### Data segment
⁂

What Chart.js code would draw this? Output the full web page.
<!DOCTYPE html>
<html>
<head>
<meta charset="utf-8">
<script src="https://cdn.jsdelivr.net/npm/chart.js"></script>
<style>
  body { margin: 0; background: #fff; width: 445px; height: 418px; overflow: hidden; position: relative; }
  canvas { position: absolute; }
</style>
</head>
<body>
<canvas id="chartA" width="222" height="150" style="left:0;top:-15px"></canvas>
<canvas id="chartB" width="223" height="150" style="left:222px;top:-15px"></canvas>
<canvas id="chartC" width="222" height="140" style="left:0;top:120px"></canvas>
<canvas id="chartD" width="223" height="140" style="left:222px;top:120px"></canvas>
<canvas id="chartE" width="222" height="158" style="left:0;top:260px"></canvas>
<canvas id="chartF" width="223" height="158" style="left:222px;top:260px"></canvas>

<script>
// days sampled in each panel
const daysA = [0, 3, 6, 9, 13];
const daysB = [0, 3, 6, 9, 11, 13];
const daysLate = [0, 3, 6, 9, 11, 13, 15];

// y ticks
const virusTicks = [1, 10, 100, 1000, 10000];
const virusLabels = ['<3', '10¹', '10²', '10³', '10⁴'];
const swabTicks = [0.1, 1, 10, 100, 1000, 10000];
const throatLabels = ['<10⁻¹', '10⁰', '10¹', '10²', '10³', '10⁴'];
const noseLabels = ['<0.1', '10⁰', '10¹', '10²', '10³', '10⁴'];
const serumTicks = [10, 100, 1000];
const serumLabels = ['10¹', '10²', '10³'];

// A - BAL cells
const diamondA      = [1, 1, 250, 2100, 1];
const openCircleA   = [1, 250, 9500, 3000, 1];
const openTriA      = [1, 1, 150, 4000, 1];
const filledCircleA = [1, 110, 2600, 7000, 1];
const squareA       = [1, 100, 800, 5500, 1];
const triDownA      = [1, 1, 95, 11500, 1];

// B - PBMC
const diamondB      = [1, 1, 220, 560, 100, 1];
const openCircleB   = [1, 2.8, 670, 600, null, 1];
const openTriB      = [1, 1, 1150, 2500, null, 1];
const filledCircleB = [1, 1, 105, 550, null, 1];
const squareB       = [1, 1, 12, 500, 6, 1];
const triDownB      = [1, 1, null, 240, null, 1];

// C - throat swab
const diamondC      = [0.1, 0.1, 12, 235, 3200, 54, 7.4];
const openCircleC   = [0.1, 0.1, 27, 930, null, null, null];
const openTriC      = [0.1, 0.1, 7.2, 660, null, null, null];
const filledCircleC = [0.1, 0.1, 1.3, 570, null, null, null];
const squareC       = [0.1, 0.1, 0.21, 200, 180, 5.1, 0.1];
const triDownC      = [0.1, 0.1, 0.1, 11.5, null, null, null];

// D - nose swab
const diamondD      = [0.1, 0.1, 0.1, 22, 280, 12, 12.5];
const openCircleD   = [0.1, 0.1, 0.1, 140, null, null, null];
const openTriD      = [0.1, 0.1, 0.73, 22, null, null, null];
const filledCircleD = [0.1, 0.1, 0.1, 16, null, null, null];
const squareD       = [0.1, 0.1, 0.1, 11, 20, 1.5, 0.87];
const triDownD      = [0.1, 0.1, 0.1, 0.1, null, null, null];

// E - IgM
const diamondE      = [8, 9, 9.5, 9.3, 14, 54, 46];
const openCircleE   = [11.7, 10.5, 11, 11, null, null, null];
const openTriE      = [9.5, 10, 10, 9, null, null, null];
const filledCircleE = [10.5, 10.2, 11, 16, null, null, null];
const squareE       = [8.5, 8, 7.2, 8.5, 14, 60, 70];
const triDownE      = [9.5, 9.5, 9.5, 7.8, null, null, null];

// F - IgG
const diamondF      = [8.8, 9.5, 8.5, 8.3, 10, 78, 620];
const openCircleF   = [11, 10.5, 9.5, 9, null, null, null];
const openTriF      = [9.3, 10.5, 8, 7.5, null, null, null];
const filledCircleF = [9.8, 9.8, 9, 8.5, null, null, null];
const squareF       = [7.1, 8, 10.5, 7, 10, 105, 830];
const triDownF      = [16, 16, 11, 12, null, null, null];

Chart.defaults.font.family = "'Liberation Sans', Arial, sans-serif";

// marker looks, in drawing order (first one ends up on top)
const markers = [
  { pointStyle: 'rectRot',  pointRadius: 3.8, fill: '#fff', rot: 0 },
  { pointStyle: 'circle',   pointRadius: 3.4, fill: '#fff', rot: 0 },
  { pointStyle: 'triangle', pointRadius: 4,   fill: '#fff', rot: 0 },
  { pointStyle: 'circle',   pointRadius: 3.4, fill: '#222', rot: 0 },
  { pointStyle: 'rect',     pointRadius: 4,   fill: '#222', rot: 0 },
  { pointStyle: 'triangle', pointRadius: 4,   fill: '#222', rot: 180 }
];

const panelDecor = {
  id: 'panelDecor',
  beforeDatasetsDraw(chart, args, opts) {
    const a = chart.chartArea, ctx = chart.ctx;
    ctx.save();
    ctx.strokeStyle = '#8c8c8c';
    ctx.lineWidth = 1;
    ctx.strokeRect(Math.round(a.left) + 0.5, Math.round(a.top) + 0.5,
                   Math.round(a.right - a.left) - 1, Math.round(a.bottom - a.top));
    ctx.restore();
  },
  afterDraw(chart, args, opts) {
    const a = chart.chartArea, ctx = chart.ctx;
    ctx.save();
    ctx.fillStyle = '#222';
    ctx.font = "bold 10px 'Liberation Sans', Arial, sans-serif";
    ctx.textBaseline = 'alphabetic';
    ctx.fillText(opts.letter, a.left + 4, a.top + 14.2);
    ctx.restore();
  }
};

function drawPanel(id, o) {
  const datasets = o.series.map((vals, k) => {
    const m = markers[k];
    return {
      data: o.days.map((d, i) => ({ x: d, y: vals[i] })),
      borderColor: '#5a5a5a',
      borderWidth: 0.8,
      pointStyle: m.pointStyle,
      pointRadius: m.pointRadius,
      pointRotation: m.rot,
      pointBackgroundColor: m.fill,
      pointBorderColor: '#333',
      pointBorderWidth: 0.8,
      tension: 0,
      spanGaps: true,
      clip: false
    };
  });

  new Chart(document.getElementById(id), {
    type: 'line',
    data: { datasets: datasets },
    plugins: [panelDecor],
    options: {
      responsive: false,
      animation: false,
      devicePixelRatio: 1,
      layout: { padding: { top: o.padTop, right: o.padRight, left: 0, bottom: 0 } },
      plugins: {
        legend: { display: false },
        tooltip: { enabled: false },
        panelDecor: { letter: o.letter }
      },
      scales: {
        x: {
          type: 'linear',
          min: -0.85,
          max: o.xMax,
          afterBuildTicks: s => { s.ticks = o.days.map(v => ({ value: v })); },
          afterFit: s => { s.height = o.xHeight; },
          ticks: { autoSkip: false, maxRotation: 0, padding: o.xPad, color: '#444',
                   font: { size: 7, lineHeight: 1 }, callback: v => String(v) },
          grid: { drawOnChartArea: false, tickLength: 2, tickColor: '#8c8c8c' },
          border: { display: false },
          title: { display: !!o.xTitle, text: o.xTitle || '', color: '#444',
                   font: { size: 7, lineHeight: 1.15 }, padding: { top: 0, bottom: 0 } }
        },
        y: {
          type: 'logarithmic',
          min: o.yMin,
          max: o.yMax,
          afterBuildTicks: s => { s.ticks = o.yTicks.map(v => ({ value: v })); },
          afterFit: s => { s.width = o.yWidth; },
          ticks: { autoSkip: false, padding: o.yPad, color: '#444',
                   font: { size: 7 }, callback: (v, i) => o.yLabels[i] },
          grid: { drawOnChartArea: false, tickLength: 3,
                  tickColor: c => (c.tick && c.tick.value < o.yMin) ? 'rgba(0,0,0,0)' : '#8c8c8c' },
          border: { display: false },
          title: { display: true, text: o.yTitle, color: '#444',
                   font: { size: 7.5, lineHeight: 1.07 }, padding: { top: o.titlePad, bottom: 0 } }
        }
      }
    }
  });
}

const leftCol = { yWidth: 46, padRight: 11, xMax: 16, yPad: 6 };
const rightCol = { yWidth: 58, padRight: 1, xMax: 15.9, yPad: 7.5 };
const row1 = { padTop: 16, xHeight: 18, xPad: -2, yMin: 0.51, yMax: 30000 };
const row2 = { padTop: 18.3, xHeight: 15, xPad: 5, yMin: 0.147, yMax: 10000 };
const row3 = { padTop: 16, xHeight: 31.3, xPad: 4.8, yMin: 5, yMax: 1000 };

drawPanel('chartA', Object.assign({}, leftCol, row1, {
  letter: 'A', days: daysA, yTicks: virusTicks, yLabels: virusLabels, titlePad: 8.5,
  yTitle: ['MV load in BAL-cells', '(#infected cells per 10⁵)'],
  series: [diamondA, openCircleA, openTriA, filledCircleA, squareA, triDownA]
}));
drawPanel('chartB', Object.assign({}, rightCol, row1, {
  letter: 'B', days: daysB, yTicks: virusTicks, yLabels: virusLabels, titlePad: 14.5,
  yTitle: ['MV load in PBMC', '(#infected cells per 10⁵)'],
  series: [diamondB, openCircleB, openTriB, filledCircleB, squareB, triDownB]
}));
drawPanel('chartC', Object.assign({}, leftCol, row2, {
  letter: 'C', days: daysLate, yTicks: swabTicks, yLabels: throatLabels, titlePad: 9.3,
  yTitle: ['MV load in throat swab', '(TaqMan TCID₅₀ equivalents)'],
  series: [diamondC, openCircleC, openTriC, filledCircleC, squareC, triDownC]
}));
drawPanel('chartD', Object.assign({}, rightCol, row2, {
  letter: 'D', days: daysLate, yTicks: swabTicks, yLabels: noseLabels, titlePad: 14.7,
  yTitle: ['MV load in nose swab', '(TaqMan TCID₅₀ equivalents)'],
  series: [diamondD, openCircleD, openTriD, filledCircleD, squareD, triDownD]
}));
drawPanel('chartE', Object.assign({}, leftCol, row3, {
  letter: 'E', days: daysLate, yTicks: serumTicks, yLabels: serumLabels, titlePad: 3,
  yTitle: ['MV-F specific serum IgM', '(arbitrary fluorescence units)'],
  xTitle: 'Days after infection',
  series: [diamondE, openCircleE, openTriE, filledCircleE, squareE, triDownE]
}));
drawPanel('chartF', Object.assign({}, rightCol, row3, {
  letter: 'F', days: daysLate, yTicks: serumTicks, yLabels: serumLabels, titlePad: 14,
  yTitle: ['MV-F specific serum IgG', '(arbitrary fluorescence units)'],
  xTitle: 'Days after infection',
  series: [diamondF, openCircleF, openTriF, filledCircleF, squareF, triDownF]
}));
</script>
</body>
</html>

⁂

### Description of the task
Using the material above, quote the first line and each line after it, stopping at and including the line that holds "240, null, 1];".

### Exercise answer
What Chart.js code would draw this? Output the full web page.
<!DOCTYPE html>
<html>
<head>
<meta charset="utf-8">
<script src="https://cdn.jsdelivr.net/npm/chart.js"></script>
<style>
  body { margin: 0; background: #fff; width: 445px; height: 418px; overflow: hidden; position: relative; }
  canvas { position: absolute; }
</style>
</head>
<body>
<canvas id="chartA" width="222" height="150" style="left:0;top:-15px"></canvas>
<canvas id="chartB" width="223" height="150" style="left:222px;top:-15px"></canvas>
<canvas id="chartC" width="222" height="140" style="left:0;top:120px"></canvas>
<canvas id="chartD" width="223" height="140" style="left:222px;top:120px"></canvas>
<canvas id="chartE" width="222" height="158" style="left:0;top:260px"></canvas>
<canvas id="chartF" width="223" height="158" style="left:222px;top:260px"></canvas>

<script>
// days sampled in each panel
const daysA = [0, 3, 6, 9, 13];
const daysB = [0, 3, 6, 9, 11, 13];
const daysLate = [0, 3, 6, 9, 11, 13, 15];

// y ticks
const virusTicks = [1, 10, 100, 1000, 10000];
const virusLabels = ['<3', '10¹', '10²', '10³', '10⁴'];
const swabTicks = [0.1, 1, 10, 100, 1000, 10000];
const throatLabels = ['<10⁻¹', '10⁰', '10¹', '10²', '10³', '10⁴'];
const noseLabels = ['<0.1', '10⁰', '10¹', '10²', '10³', '10⁴'];
const serumTicks = [10, 100, 1000];
const serumLabels = ['10¹', '10²', '10³'];

// A - BAL cells
const diamondA      = [1, 1, 250, 2100, 1];
const openCircleA   = [1, 250, 9500, 3000, 1];
const openTriA      = [1, 1, 150, 4000, 1];
const filledCircleA = [1, 110, 2600, 7000, 1];
const squareA       = [1, 100, 800, 5500, 1];
const triDownA      = [1, 1, 95, 11500, 1];

// B - PBMC
const diamondB      = [1, 1, 220, 560, 100, 1];
const openCircleB   = [1, 2.8, 670, 600, null, 1];
const openTriB      = [1, 1, 1150, 2500, null, 1];
const filledCircleB = [1, 1, 105, 550, null, 1];
const squareB       = [1, 1, 12, 500, 6, 1];
const triDownB      = [1, 1, null, 240, null, 1];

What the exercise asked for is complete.